拍手水増しマイク[]

【道具解説】 ひみつ道具である『拍手水増しマイク』を、「不景気なコンサートで使うと、まばらな拍手もあらしのようにとどろく」ものである。マイナスのスイッチを押すと逆の現象になる。

 

【使用目的】 ジャイアンの引退コンサートでは、ドラえもんは「拍手水増しマイク」を出し、マイナスのスイッチを押して使うことにした。

 

【使用結果】 ドラえもんは「拍手水増しマイク」を「花の中にかくしておけば…、みんながどんなにさわいでもだいじょうぶだ」と念を押してセットした。さようならコンサート会場に到着したジャイアンは「開演前から満席じゃないか!!」と感嘆の言葉を発している。

 

 ドラえもんがミカン箱のステージに立って、ドラえもんのマンガ史に残る別れの言葉を語り始めた。「長い間ぼくらを苦しめ…、いや、楽しませたジャイアンコンサートもこれが最後。まことにうれし…、いや残念…というほどでもない…こともない」といった内容であった。

 

  ジャイアンが「なにがいいたいんだ。ま、そんなわけで。もう二度とおれの歌はきけないってことだ。みんなさびしいだろな。やめないでという声もあるだろうが…」と挨拶を始めた。

 

  会場は水を打ったようにシーンとし、観衆は「こたえるな! ここがしんぼうのしどころだぞ。

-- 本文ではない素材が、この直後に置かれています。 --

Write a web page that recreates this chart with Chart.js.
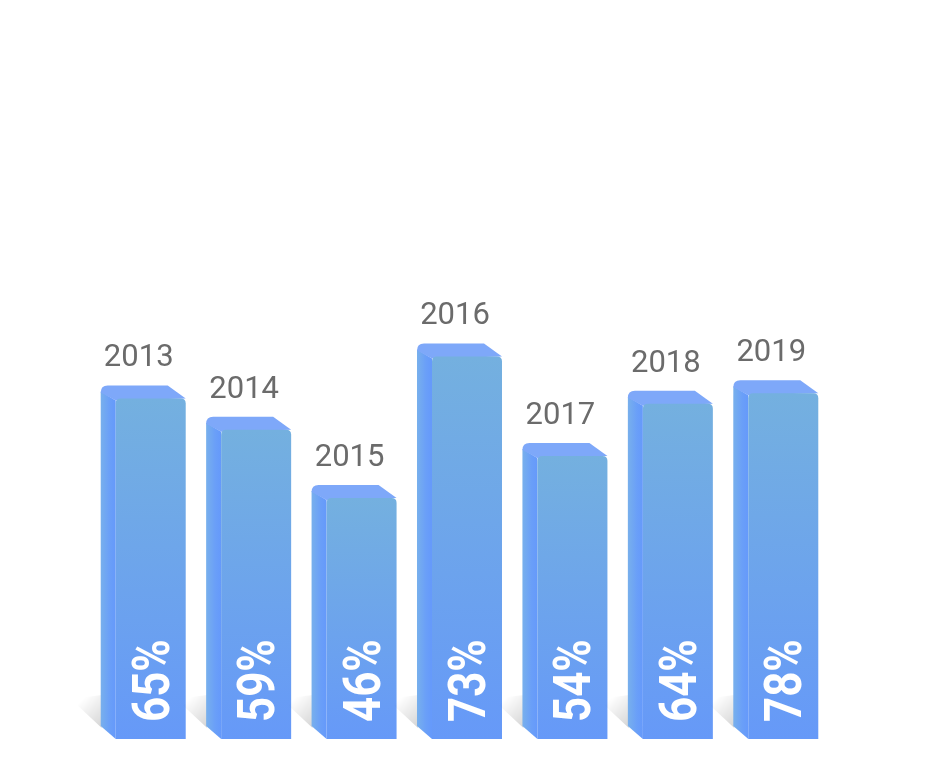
<!DOCTYPE html>
<html>
<head>
<meta charset="utf-8">
<style>
  html, body { margin: 0; padding: 0; background: #ffffff; }
  #wrap { width: 928px; height: 774px; position: relative; }
</style>
<script src="https://cdn.jsdelivr.net/npm/chart.js@4"></script>
</head>
<body>
<div id="wrap"><canvas id="c" width="928" height="774"></canvas></div>
<script>
// ---- data ----
const years = ['2013', '2014', '2015', '2016', '2017', '2018', '2019'];
const barHeights = [65, 59, 46, 73, 54, 64, 66];      // bar heights as drawn
const percentLabels = [65, 59, 46, 73, 54, 64, 78];   // values printed in the bars

const DX = 15, DY = 13; // 3D depth offset

const bar3d = {
  id: 'bar3d',
  afterDatasetsDraw(chart) {
    const ctx = chart.ctx;
    const meta = chart.getDatasetMeta(0);
    meta.data.forEach((el, i) => {
      const { x, y, base, width } = el.getProps(['x', 'y', 'base', 'width'], true);
      const L = x - width / 2, R = x + width / 2, T = y, B = base;
      ctx.save();

      // shadow (lower-left)
      const sx = L - DX, sb = B - DY + 1;
      const sg = ctx.createLinearGradient(sx, sb, sx - 22, sb - 24);
      sg.addColorStop(0, 'rgba(0,0,0,0.16)');
      sg.addColorStop(1, 'rgba(0,0,0,0)');
      ctx.fillStyle = sg;
      ctx.beginPath();
      ctx.moveTo(sx + 1, sb - 32);
      ctx.lineTo(sx + 1, sb + 1);
      ctx.lineTo(sx - 30, sb - 28);
      ctx.closePath();
      ctx.fill();

      // side face
      const sideG = ctx.createLinearGradient(L - DX, 0, L, 0);
      sideG.addColorStop(0, '#78b0ec');
      sideG.addColorStop(0.6, '#6a9ff8');
      sideG.addColorStop(1, '#6599fb');
      ctx.fillStyle = sideG;
      ctx.beginPath();
      ctx.moveTo(L, T + 2);
      ctx.lineTo(L - DX, T - DY + 6);
      ctx.lineTo(L - DX, B - DY);
      ctx.lineTo(L, B);
      ctx.closePath();
      ctx.fill();

      // top face
      ctx.fillStyle = '#7ea8f9';
      ctx.beginPath();
      ctx.moveTo(L, T + 2);
      ctx.lineTo(L - DX, T - DY + 7);
      ctx.quadraticCurveTo(L - DX, T - DY, L - DX + 7, T - DY);
      ctx.lineTo(R - DX - 3, T - DY);
      ctx.lineTo(R, T);
      ctx.closePath();
      ctx.fill();

      // front face
      const fg = ctx.createLinearGradient(0, T, 0, B);
      fg.addColorStop(0, '#74b0df');
      fg.addColorStop(1, '#6699f8');
      ctx.fillStyle = fg;
      const r = 5;
      ctx.beginPath();
      ctx.moveTo(L, B);
      ctx.lineTo(L, T + r);
      ctx.quadraticCurveTo(L, T, L + r, T);
      ctx.lineTo(R - r, T);
      ctx.quadraticCurveTo(R, T, R, T + r);
      ctx.lineTo(R, B);
      ctx.closePath();
      ctx.fill();

      // year label
      ctx.fillStyle = '#6b6b6b';
      ctx.font = '31px Roboto';
      ctx.textAlign = 'center';
      ctx.textBaseline = 'alphabetic';
      ctx.fillText(years[i], x - 12, T - 32);

      // percent label (rotated)
      ctx.translate(x, B - 17);
      ctx.rotate(-Math.PI / 2);
      ctx.scale(0.86, 1);
      ctx.fillStyle = '#ffffff';
      ctx.font = 'bold 51px Roboto';
      ctx.textAlign = 'left';
      ctx.textBaseline = 'alphabetic';
      ctx.fillText(percentLabels[i] + '%', 0, 18);
      ctx.restore();
    });
  }
};

new Chart(document.getElementById('c'), {
  type: 'bar',
  data: {
    labels: years,
    datasets: [{
      data: barHeights,
      backgroundColor: 'rgba(0,0,0,0)',
      borderWidth: 0,
      barPercentage: 0.664,
      categoryPercentage: 1
    }]
  },
  options: {
    responsive: false,
    animation: false,
    layout: { padding: { left: 98, right: 92, top: 215, bottom: 35 } },
    plugins: { legend: { display: false }, tooltip: { enabled: false } },
    scales: {
      x: { display: false, offset: true },
      y: { display: false, min: 0, max: 100 }
    }
  },
  plugins: [bar3d]
});
</script>
</body>
</html>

ジャイアンに目を合わせないよう」と考えながらじっと耐えるのであった。

 

 ジャイアンは「…そうかよ!! じゃあこれから二時間半おれのヒットパレードをメドレーで」と言いながら歌い出した。観衆にとって、「それからの二時間半はまさにごうもんであった。

 

  みんなは「これがさいご!」、「くじけるな!!」と、はげましあってたえぬいたのだ」 ドラえもんの「ジャイアンコンサート、めでたく歌いおさめです」の挨拶で、会場から「パラパラパラ ポチポチ」の拍手があった。

 

 ジャイアンは「なんだなんだ、この雨だれみたいな拍手は…。みたとこいちおう全員拍手してるようだが…。まるでもりあがらない。スッキリしないぞ!!」といった感想を漏らした後で、ジャイアンは「では絶大な拍手にこたえてアンコール」と言い出す始末であった。

 

スネ夫からは「このままもえつきたほうがいいのでは…」と、ドラえもんからは「一分間時間をください。やめるように説得します」との発言も後の祭り。ジャイアンは「おまえら!」と怒鳴りながらステージで大暴れ、その弾みで花瓶が踏みつけられて「グシャ」と割れ、マイクのスイッチがプラスに入ってしまった。

 

迫力満点の拍手に後押しされて、ジャイアンは「ありがとうありがとう。おれ、もう二度とやめるなんていわない。ジャイアンの歌は永遠です!!」といった形でステージが終わった。

 

 町を歩いていても、「かなり長い間のび太とドラえもんはみんなの冷たい視線にたえなければならなかったのである」 ジャイアンの歌はその後も続き、まさにジャイアンの命であり続けたのであった。